◆ **WHAT IS EXPECTED**
Images should be left out, and everything else in the listing reproduced exactly.

<<<<

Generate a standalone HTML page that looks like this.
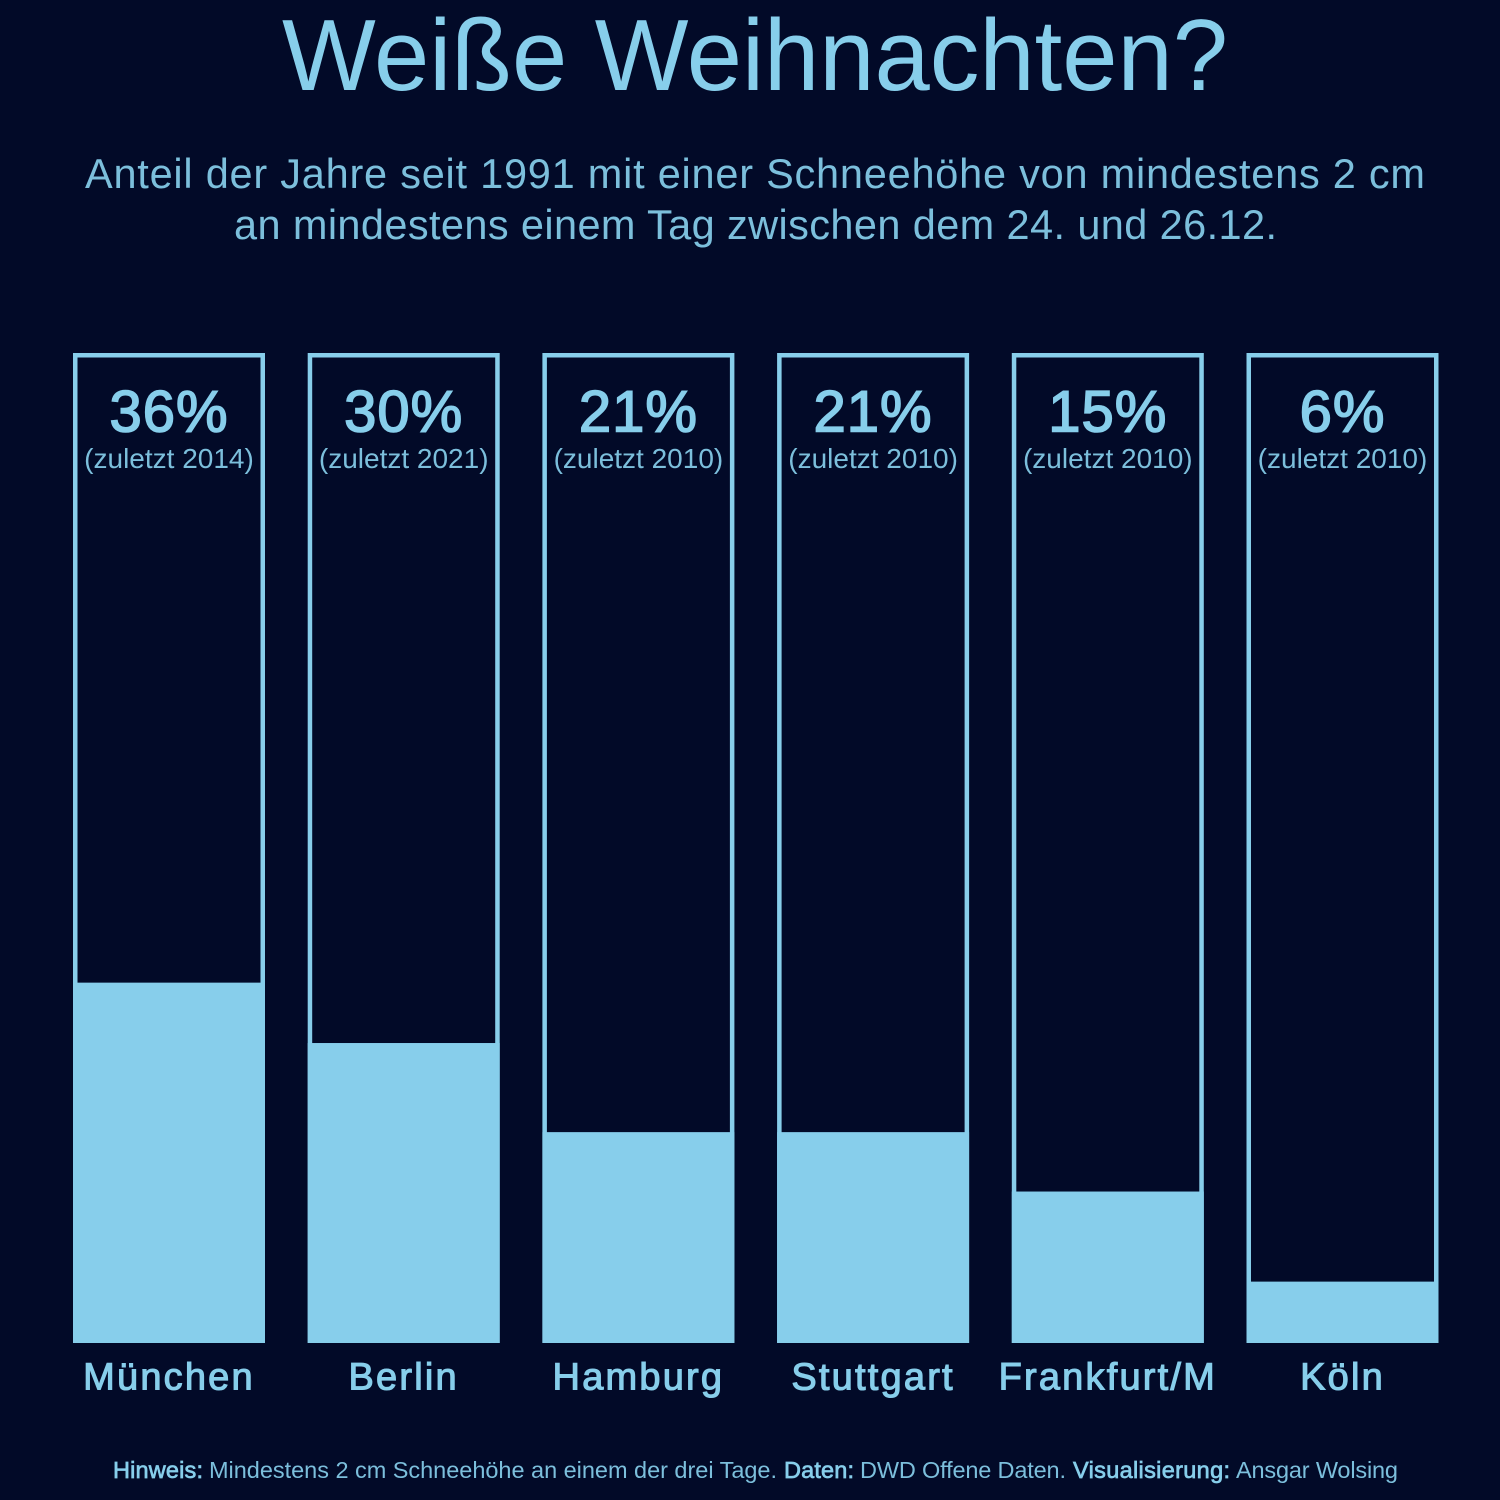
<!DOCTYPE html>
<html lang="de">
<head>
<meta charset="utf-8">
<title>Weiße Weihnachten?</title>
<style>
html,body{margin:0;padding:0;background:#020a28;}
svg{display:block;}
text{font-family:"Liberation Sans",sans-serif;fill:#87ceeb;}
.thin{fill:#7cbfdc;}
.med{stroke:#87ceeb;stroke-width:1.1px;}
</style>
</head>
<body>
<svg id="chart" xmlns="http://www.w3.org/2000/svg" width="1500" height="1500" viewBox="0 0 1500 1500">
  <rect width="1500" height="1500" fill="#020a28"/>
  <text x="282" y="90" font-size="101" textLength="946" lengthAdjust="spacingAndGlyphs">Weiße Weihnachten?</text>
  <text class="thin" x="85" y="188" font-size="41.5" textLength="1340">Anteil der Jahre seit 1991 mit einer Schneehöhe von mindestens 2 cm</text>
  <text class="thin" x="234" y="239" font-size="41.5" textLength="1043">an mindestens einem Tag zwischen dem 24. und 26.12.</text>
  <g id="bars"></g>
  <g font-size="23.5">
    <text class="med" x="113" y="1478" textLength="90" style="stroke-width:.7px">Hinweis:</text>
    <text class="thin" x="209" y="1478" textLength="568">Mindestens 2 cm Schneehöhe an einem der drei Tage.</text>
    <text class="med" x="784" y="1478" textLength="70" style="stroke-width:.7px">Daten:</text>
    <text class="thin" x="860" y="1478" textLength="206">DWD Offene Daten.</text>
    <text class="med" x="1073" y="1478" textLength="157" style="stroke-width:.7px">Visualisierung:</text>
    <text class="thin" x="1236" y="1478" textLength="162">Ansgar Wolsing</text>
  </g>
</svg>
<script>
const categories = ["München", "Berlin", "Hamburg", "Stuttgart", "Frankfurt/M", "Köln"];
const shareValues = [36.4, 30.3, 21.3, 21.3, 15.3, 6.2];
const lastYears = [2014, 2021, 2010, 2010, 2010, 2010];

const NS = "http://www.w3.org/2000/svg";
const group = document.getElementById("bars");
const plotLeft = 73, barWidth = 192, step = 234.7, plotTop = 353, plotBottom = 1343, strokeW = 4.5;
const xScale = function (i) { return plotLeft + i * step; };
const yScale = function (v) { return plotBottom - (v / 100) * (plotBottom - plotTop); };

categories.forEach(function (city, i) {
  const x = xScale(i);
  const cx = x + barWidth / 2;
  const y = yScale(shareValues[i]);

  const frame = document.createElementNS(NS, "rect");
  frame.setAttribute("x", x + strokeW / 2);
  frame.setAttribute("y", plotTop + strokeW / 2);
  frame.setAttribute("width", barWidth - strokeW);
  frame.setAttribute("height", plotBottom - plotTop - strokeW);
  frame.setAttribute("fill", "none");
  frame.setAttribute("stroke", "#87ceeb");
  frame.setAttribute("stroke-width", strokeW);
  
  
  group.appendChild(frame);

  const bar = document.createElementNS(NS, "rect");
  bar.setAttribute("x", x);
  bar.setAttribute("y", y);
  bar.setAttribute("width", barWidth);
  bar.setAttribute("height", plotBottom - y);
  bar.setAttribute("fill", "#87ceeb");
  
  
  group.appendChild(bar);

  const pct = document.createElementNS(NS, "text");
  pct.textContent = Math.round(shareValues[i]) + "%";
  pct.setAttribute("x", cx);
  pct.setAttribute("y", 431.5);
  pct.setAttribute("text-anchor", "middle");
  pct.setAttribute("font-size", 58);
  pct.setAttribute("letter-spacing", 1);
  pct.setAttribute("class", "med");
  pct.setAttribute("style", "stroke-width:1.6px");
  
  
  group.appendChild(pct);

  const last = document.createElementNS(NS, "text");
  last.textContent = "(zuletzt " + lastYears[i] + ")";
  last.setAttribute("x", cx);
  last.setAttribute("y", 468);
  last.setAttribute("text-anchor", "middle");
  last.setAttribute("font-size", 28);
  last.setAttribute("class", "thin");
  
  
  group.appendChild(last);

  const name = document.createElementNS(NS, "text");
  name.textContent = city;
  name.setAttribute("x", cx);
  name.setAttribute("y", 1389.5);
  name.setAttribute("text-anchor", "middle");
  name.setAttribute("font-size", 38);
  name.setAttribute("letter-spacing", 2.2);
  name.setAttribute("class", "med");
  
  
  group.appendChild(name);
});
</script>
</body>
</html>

>>>>

◆ **COMPLETED TASK**
Generate a standalone HTML page that looks like this.
<!DOCTYPE html>
<html lang="de">
<head>
<meta charset="utf-8">
<title>Weiße Weihnachten?</title>
<style>
html,body{margin:0;padding:0;background:#020a28;}
svg{display:block;}
text{font-family:"Liberation Sans",sans-serif;fill:#87ceeb;}
.thin{fill:#7cbfdc;}
.med{stroke:#87ceeb;stroke-width:1.1px;}
</style>
</head>
<body>
<svg id="chart" xmlns="http://www.w3.org/2000/svg" width="1500" height="1500" viewBox="0 0 1500 1500">
  <rect width="1500" height="1500" fill="#020a28"/>
  <text x="282" y="90" font-size="101" textLength="946" lengthAdjust="spacingAndGlyphs">Weiße Weihnachten?</text>
  <text class="thin" x="85" y="188" font-size="41.5" textLength="1340">Anteil der Jahre seit 1991 mit einer Schneehöhe von mindestens 2 cm</text>
  <text class="thin" x="234" y="239" font-size="41.5" textLength="1043">an mindestens einem Tag zwischen dem 24. und 26.12.</text>
  <g id="bars"></g>
  <g font-size="23.5">
    <text class="med" x="113" y="1478" textLength="90" style="stroke-width:.7px">Hinweis:</text>
    <text class="thin" x="209" y="1478" textLength="568">Mindestens 2 cm Schneehöhe an einem der drei Tage.</text>
    <text class="med" x="784" y="1478" textLength="70" style="stroke-width:.7px">Daten:</text>
    <text class="thin" x="860" y="1478" textLength="206">DWD Offene Daten.</text>
    <text class="med" x="1073" y="1478" textLength="157" style="stroke-width:.7px">Visualisierung:</text>
    <text class="thin" x="1236" y="1478" textLength="162">Ansgar Wolsing</text>
  </g>
</svg>
<script>
const categories = ["München", "Berlin", "Hamburg", "Stuttgart", "Frankfurt/M", "Köln"];
const shareValues = [36.4, 30.3, 21.3, 21.3, 15.3, 6.2];
const lastYears = [2014, 2021, 2010, 2010, 2010, 2010];

const NS = "http://www.w3.org/2000/svg";
const group = document.getElementById("bars");
const plotLeft = 73, barWidth = 192, step = 234.7, plotTop = 353, plotBottom = 1343, strokeW = 4.5;
const xScale = function (i) { return plotLeft + i * step; };
const yScale = function (v) { return plotBottom - (v / 100) * (plotBottom - plotTop); };

categories.forEach(function (city, i) {
  const x = xScale(i);
  const cx = x + barWidth / 2;
  const y = yScale(shareValues[i]);

  const frame = document.createElementNS(NS, "rect");
  frame.setAttribute("x", x + strokeW / 2);
  frame.setAttribute("y", plotTop + strokeW / 2);
  frame.setAttribute("width", barWidth - strokeW);
  frame.setAttribute("height", plotBottom - plotTop - strokeW);
  frame.setAttribute("fill", "none");
  frame.setAttribute("stroke", "#87ceeb");
  frame.setAttribute("stroke-width", strokeW);
  
  
  group.appendChild(frame);

  const bar = document.createElementNS(NS, "rect");
  bar.setAttribute("x", x);
  bar.setAttribute("y", y);
  bar.setAttribute("width", barWidth);
  bar.setAttribute("height", plotBottom - y);
  bar.setAttribute("fill", "#87ceeb");
  
  
  group.appendChild(bar);

  const pct = document.createElementNS(NS, "text");
  pct.textContent = Math.round(shareValues[i]) + "%";
  pct.setAttribute("x", cx);
  pct.setAttribute("y", 431.5);
  pct.setAttribute("text-anchor", "middle");
  pct.setAttribute("font-size", 58);
  pct.setAttribute("letter-spacing", 1);
  pct.setAttribute("class", "med");
  pct.setAttribute("style", "stroke-width:1.6px");
  
  
  group.appendChild(pct);

  const last = document.createElementNS(NS, "text");
  last.textContent = "(zuletzt " + lastYears[i] + ")";
  last.setAttribute("x", cx);
  last.setAttribute("y", 468);
  last.setAttribute("text-anchor", "middle");
  last.setAttribute("font-size", 28);
  last.setAttribute("class", "thin");
  
  
  group.appendChild(last);

  const name = document.createElementNS(NS, "text");
  name.textContent = city;
  name.setAttribute("x", cx);
  name.setAttribute("y", 1389.5);
  name.setAttribute("text-anchor", "middle");
  name.setAttribute("font-size", 38);
  name.setAttribute("letter-spacing", 2.2);
  name.setAttribute("class", "med");
  
  
  group.appendChild(name);
});
</script>
</body>
</html>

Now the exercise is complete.